Maritime diplomacy had its heyday back in the 1980s, with the sensational discovery of manganese nodules and cobalt crusts on the ocean floor. The euphoria over marine mining led to the establishment of the International Seabed Authority.

  • The UNCLOS, the “constitution of the seas”, which came into force in 1994, became the basis for the legal rights for mining in the open sea.
  • The interest in seabed mining flagged because of escalating costs, but it’s being revived on account of the demand for minerals and metals in industrial development, particularly in China, Japan and India.

India and the Maritime Diplomacy:

The Indian Ocean has been a fulcrum of Indian diplomacy since Independence. During the Cold War, India was extremely active in the UN Adhoc Committee on the Indian Ocean in its bid to keep the Indian Ocean a Zone of Peace, which, in essence, meant keeping the Indian Ocean free of great-power rivalry.

  • But the littoral and hinterland states differed on the meaning of the zone. Many sought the presence of external powers to counter India’s growing strength. But even at that time, cooperation for ocean resources was a priority.
  • Today, India is working with the states in the Indian Ocean region and others to strengthen security and economic cooperation. However, the re-emergence of piracy has added a new dimension.
  • The new focus on the Asia-Pacific highlights the security and economic dimensions.
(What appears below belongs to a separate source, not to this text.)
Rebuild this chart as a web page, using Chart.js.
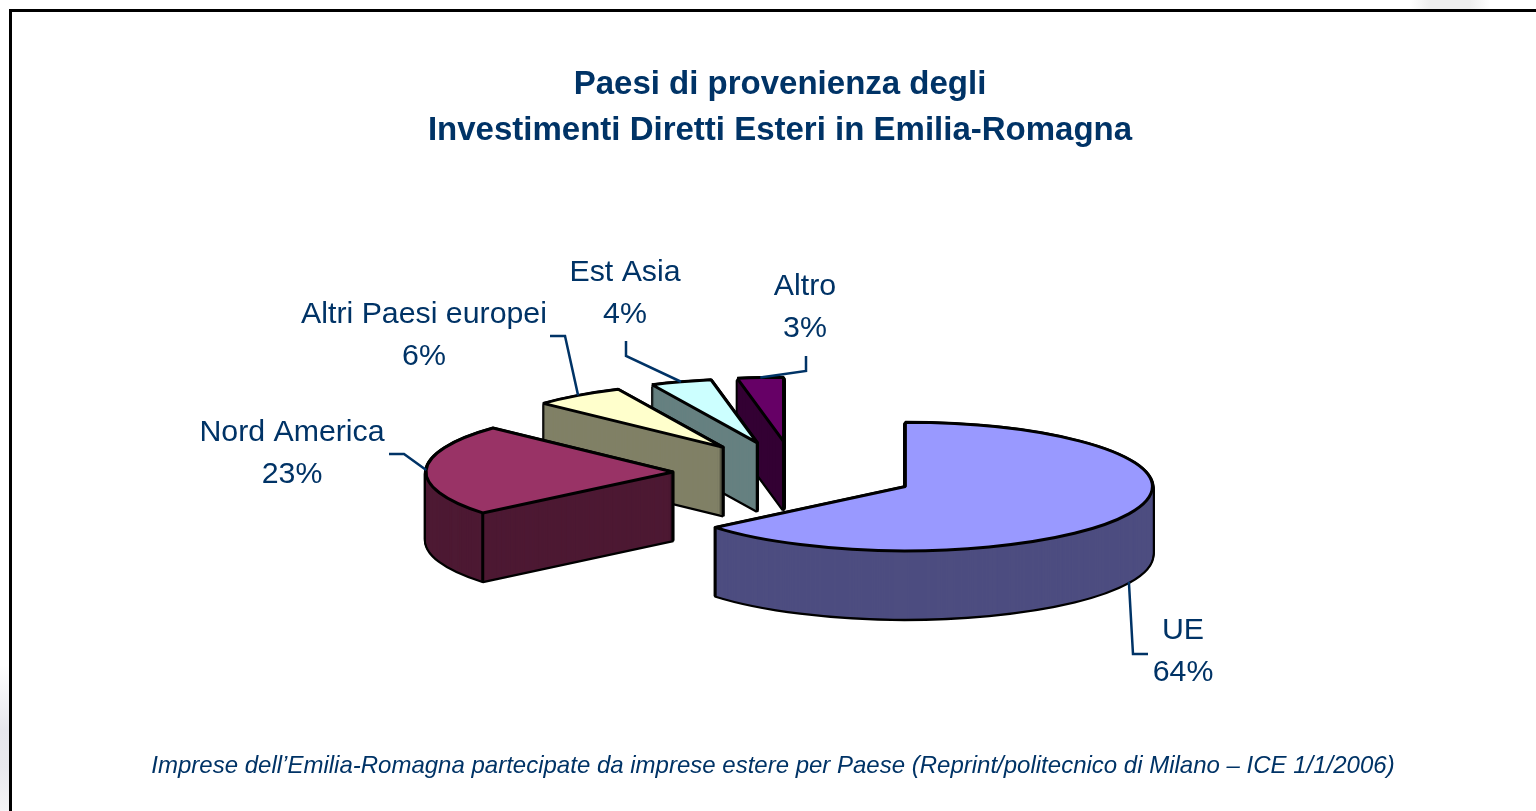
<!DOCTYPE html>
<html><head><meta charset="utf-8">
<style>
html,body{margin:0;padding:0;width:1536px;height:811px;overflow:hidden;background:#fff}
#glowA{position:absolute;left:0;top:665px;width:9px;height:146px;background:linear-gradient(180deg,#fff 0,#e6e6ec 45%,#e9e9ee 70%,#f4f4f6 100%)}
#glowB{position:absolute;left:1410px;top:0;width:80px;height:9px;background:linear-gradient(90deg,#fff 0,#eeeeee 25%,#eeeeee 75%,#fff 100%)}
#frame{position:absolute;left:9px;top:9px;width:1527px;height:802px;box-sizing:border-box;border-left:3px solid #000;border-top:3px solid #000;background:#fff}
#c{position:absolute;left:24px;top:0}
</style>
<script src="https://cdn.jsdelivr.net/npm/chart.js@4"></script>
</head><body>
<div id="glowA"></div><div id="glowB"></div>
<div id="frame"></div>
<canvas id="c" width="1512" height="811" style="width:1512px;height:811px"></canvas>
<script>
const categories = ["UE", "Nord America", "Altri Paesi europei", "Est Asia", "Altro"];
const shares = [64, 23, 6, 4, 3];
const topColors = ["#9999FF", "#993366", "#FFFFCC", "#CCFFFF", "#660066"];
const wallColors = ["#4D4D80", "#4D1933", "#808066", "#668080", "#330033"];
const titleLines = ["Paesi di provenienza degli", "Investimenti Diretti Esteri in Emilia-Romagna"];
const footnote = "Imprese dell\u2019Emilia-Romagna partecipate da imprese estere per Paese (Reprint/politecnico di Milano \u2013 ICE 1/1/2006)";

/* layout of the tilted pie, in page pixels */
const CANVAS_LEFT = 24, PIE_X = 795, PIE_Y = 473, TILT = 0.26, DEPTH = 68, EXPLODE = 122, RADIUS = 247;
const INK = "#003366";
const labelCenters = [[1183,631],[292,433],[424,315],[625,273],[805,287]];
const labelGap = 42;
const leaderElbows = [
  [[1133,654],[1148,654]],
  [[404,454],[389,454]],
  [[565,336],[550,336]],
  [[626,356],[626,341]],
  [[806,371],[806,356]]
];

const tilted3D = {
  id: "tilted3D",
  beforeDatasetsDraw(chart) {
    const ctx = chart.ctx, arcs = chart.getDatasetMeta(0).data;
    const dpr = chart.currentDevicePixelRatio || 1;
    const nativeStroke = ctx.stroke;
    // stroke with an untransformed pen so the outline width stays even on the squashed pie
    const evenStroke = function () {
      ctx.save(); ctx.setTransform(dpr,0,0,dpr,0,0); nativeStroke.call(ctx); ctx.restore();
    };
    const geom = arcs.map(a => {
      const mid = (a.startAngle + a.endAngle) / 2;
      return { ax: PIE_X + Math.cos(mid) * EXPLODE, ay: PIE_Y + Math.sin(mid) * EXPLODE * TILT, mid };
    });
    const place = (a, g, drop) => {
      ctx.translate(g.ax - CANVAS_LEFT, g.ay + drop);
      ctx.scale(1, TILT);
      ctx.translate(-a.x, -a.y);
    };
    const drawAs = (a, g, drop, over) => {
      const saved = a.options;
      a.options = Object.assign({}, saved, over);
      ctx.save(); place(a, g, drop); ctx.stroke = evenStroke; a.draw(ctx); delete ctx.stroke; ctx.restore();
      a.options = saved;
    };
    for (let i = arcs.length - 1; i >= 0; i--) {
      const a = arcs[i], g = geom[i];
      for (let d = DEPTH; d >= 1; d -= 1) drawAs(a, g, d, { backgroundColor:"#000", borderColor:"#000", borderWidth:4.5 });
      for (let d = DEPTH; d >= 0; d -= 1) drawAs(a, g, d, { backgroundColor:wallColors[i], borderWidth:0 });
      // vertical edges that face the viewer
      const corners = [];
      if (a.endAngle - a.startAngle < Math.PI) corners.push([g.ax, g.ay]);
      [a.startAngle, a.endAngle].forEach(t => {
        if (Math.sin(t) > 0) corners.push([g.ax + Math.cos(t) * RADIUS, g.ay + Math.sin(t) * RADIUS * TILT]);
      });
      ctx.save(); ctx.translate(-CANVAS_LEFT, 0);
      ctx.strokeStyle = "#000"; ctx.lineWidth = 3; ctx.lineCap = "round";
      corners.forEach(p => { ctx.beginPath(); ctx.moveTo(p[0], p[1]); ctx.lineTo(p[0], p[1] + DEPTH); ctx.stroke(); });
      ctx.restore();
      drawAs(a, g, 0, { backgroundColor:topColors[i], borderColor:"#000", borderWidth:3 });
    }
    // leaders and labels
    ctx.save(); ctx.translate(-CANVAS_LEFT, 0);
    arcs.forEach((a, i) => {
      const g = geom[i];
      const sx = g.ax + Math.cos(g.mid) * RADIUS;
      const sy = g.ay + Math.sin(g.mid) * RADIUS * TILT + (Math.sin(g.mid) > 0 ? DEPTH : 0);
      ctx.strokeStyle = INK; ctx.lineWidth = 2.5; ctx.lineJoin = "miter";
      ctx.beginPath(); ctx.moveTo(sx, sy);
      leaderElbows[i].forEach(p => ctx.lineTo(p[0], p[1]));
      ctx.stroke();
      ctx.fillStyle = INK; ctx.textAlign = "center"; ctx.textBaseline = "middle";
      ctx.font = "30.3px 'Liberation Sans'";
      const [lx, ly] = labelCenters[i];
      ctx.fillText(categories[i], lx, ly);
      ctx.fillText(shares[i] + "%", lx, ly + labelGap);
    });
    ctx.font = "italic 24px 'Liberation Sans'";
    ctx.fillText(footnote, 773, 766);
    ctx.restore();
    return false;
  }
};

new Chart(document.getElementById("c"), {
  type: "pie",
  data: { labels: categories, datasets: [{ data: shares, backgroundColor: topColors, borderColor: "#000", borderWidth: 3, offset: 0 }] },
  options: {
    responsive: false, animation: false, events: [],
    radius: RADIUS,
    layout: { padding: 0 },
    plugins: {
      legend: { display: false }, tooltip: { enabled: false },
      title: { display: true, text: titleLines, color: INK,
        font: { family: "'Liberation Sans'", size: 33, weight: "bold", lineHeight: 1.394 },
        padding: { top: 62, bottom: 10 } }
    }
  },
  plugins: [tilted3D]
});
</script>
</body></html>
The US rebalancing of forces and counter-measures by China have created a new cold war. New partnerships are in the making in the Asia-Pacific, seeking Indian participation by competing powers. The blue waters of the Indian Ocean have become a new theatre of tension.

OBOR and India:

The Chinese initiative — one belt, one road (Obor) — is a $150 billion grandiose development strategy and framework for China to push for a bigger role in global affairs and to increase its exports.

  • Some see it as an opportunity for India, others as a challenge. Hence, the choice has to be made cautiously, balancing our security concerns about an expanding China with economic engagement.
  • Given the history of Sino-Indian relations, it’s difficult to look at Obor as a benign initiative. But it will be difficult to stay out of a new global highway linking Asia with Europe.

Importance of Regional Organizations:

The importance of regional organizations has increased in the context of the blue economy. PM Modi recently spoke of the blue economy to Saarc leaders.

  • In September 2015, the Indian Ocean Rim Association (IORA) hosted the first Ministerial Blue Economy Conference and identified priorities.

Way ahead:

In the coming years, the blue-water economy will become central to the development of the entire Asia-pacific region. Also, India’s competition with China is likely to be exacerbated by the competition for a piece of the blue economy, as evidenced in Bangladesh.

  • India’s neighbourhood policy too assumes primary importance in light of the blue economy. India can profitably integrate its ongoing programmes like Make in India, smart cities, skill development and self-reliance in defence.
  • Delhi’s forthcoming chairmanship of the BRICS will offer a splendid opportunity to highlight the cooperation needed for the blue economy.

Conclusion:

India is no longer hesitant about taking a larger responsibility for securing the Indian Ocean, promoting regional mechanisms and working with great powers like the United States and France with which India now shares many interests. India has also initiated a new process of multilateralism in ocean politics by gluing together security and the blue economy. However, the action on the ground remains to be seen.